**GIVEN PROBLEM:**
Which lines include the word "chart"? Copy each of them.

**COLLECTED MATERIAL:**
--- begin ---
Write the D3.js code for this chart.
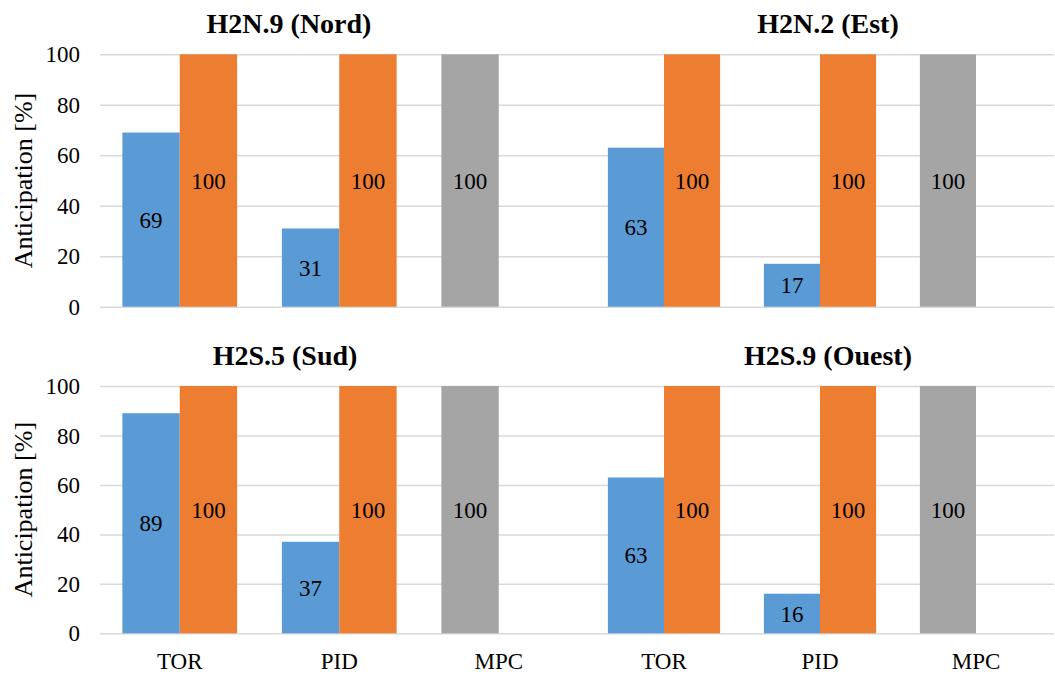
<!DOCTYPE html>
<html>
<head>
<meta charset="utf-8">
<script src="https://cdn.jsdelivr.net/npm/d3@7/dist/d3.min.js"></script>
<style>
  body { margin: 0; background: #fff; }
  svg text { font-family: "Liberation Serif", "Tinos", "DejaVu Serif", serif; fill: #000; }
  .grid line { stroke: #d9d9d9; stroke-width: 1.5; }
  .grid path { display: none; }
</style>
</head>
<body>
<div id="chart"></div>
<script>
// categories and series
var categories = ["TOR", "PID", "MPC"];
var titles = ["H2N.9 (Nord)", "H2N.2 (Est)", "H2S.5 (Sud)", "H2S.9 (Ouest)"];
// first bar of each group (blue, grey for MPC)
var nordFirst = [69, 31, 100];
var estFirst = [63, 17, 100];
var sudFirst = [89, 37, 100];
var ouestFirst = [63, 16, 100];
// second bar of each group (orange), MPC has none
var nordSecond = [100, 100, null];
var estSecond = [100, 100, null];
var sudSecond = [100, 100, null];
var ouestSecond = [100, 100, null];
var yTicks = [0, 20, 40, 60, 80, 100];

(function() {
  var width = 1055, height = 675;
  var serif = "'Liberation Serif', 'Tinos', 'DejaVu Serif', serif";

  var svg = d3.select("#chart")
        .append("svg")
        .attr("width", width)
        .attr("height", height)
        .attr("font-family", serif);

  var panels = [
    { title: titles[0], first: nordFirst, second: nordSecond, x0: 100, x1: 578.5, gx0: 100, gx1: 586, top: 54.3, bottom: 306.7, titleX: 289, titleY: 33, axisLabel: true, xLabels: false },
    { title: titles[1], first: estFirst, second: estSecond, x0: 586, x1: 1054, gx0: 586, gx1: 1054, top: 54.3, bottom: 306.7, titleX: 828, titleY: 33, axisLabel: false, xLabels: false },
    { title: titles[2], first: sudFirst, second: sudSecond, x0: 100, x1: 578.5, gx0: 100, gx1: 586, top: 386, bottom: 633.3, titleX: 285, titleY: 365, axisLabel: true, xLabels: true },
    { title: titles[3], first: ouestFirst, second: ouestSecond, x0: 586, x1: 1054, gx0: 586, gx1: 1054, top: 386, bottom: 633.3, titleX: 828, titleY: 365, axisLabel: false, xLabels: true }
  ];

  panels.forEach(function(p) {
    var g = svg.append("g");

    var xScale = d3.scaleBand().domain(categories).range([p.x0, p.x1]);
    var subScale = d3.scaleBand().domain(["first", "second"])
      .range([0, xScale.bandwidth()])
      .paddingOuter(0.39);
    var yScale = d3.scaleLinear().domain([0, 100]).range([p.bottom, p.top]);

    // gridlines
    g.append("g")
      .attr("class", "grid")
      .attr("transform", "translate(" + p.gx0 + ",0)")
      .call(d3.axisLeft(yScale)
        .tickValues(yTicks)
        .tickSize(-(p.gx1 - p.gx0))
        .tickFormat(""));

    // y tick labels, only on the left column
    if (p.axisLabel) {
      g.selectAll(".ytick")
        .data(yTicks)
        .enter().append("text")
        .attr("class", "ytick")
        .attr("x", 80)
        .attr("y", function(d) { return yScale(d); })
        .attr("dy", "0.35em")
        .attr("text-anchor", "end")
        .style("font-size", "23px")
        .text(function(d) { return d; });

      g.append("text")
        .attr("transform", "translate(32," + ((p.top + p.bottom) / 2) + ") rotate(-90)")
        .attr("text-anchor", "middle")
        .style("font-size", "26px")
        .text("Anticipation [%]");
    }

    var rows = [];
    categories.forEach(function(c, i) {
      rows.push({ cat: c, key: "first", value: p.first[i] });
      if (p.second[i] != null) rows.push({ cat: c, key: "second", value: p.second[i] });
    });

    g.selectAll("rect")
      .data(rows)
      .enter().append("rect")
      .attr("x", function(d) { return xScale(d.cat) + subScale(d.key); })
      .attr("width", subScale.bandwidth())
      .attr("y", function(d) { return yScale(d.value); })
      .attr("height", function(d) { return yScale(0) - yScale(d.value); })
      .attr("fill", function(d) {
        if (d.key == "second") return "#ed7d31";
        if (d.cat == "MPC") return "#a5a5a5";
        return "#5b9bd5";
      });

    // value labels in the middle of each bar
    g.selectAll(".val")
      .data(rows)
      .enter().append("text")
      .attr("class", "val")
      .attr("x", function(d) { return xScale(d.cat) + subScale(d.key) + subScale.bandwidth() / 2; })
      .attr("y", function(d) { return (yScale(d.value) + yScale(0)) / 2; })
      .attr("dy", "0.35em")
      .attr("text-anchor", "middle")
      .style("font-size", "23px")
      .text(function(d) { return d.value; });

    if (p.xLabels) {
      g.selectAll(".xlab")
        .data(categories)
        .enter().append("text")
        .attr("class", "xlab")
        .attr("x", function(d) { return xScale(d) + xScale.bandwidth() / 2; })
        .attr("y", 669)
        .attr("text-anchor", "middle")
        .style("font-size", "23px")
        .text(function(d) { return d; });
    }

    g.append("text")
      .attr("x", p.titleX)
      .attr("y", p.titleY)
      .attr("text-anchor", "middle")
      .style("font-size", "28px")
      .style("font-weight", "bold")
      .text(p.title);
  });
})();
</script>
</body>
</html>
--- end ---
**COMPLETED EXERCISE:**
Write the D3.js code for this chart.
<div id="chart"></div>
  var svg = d3.select("#chart")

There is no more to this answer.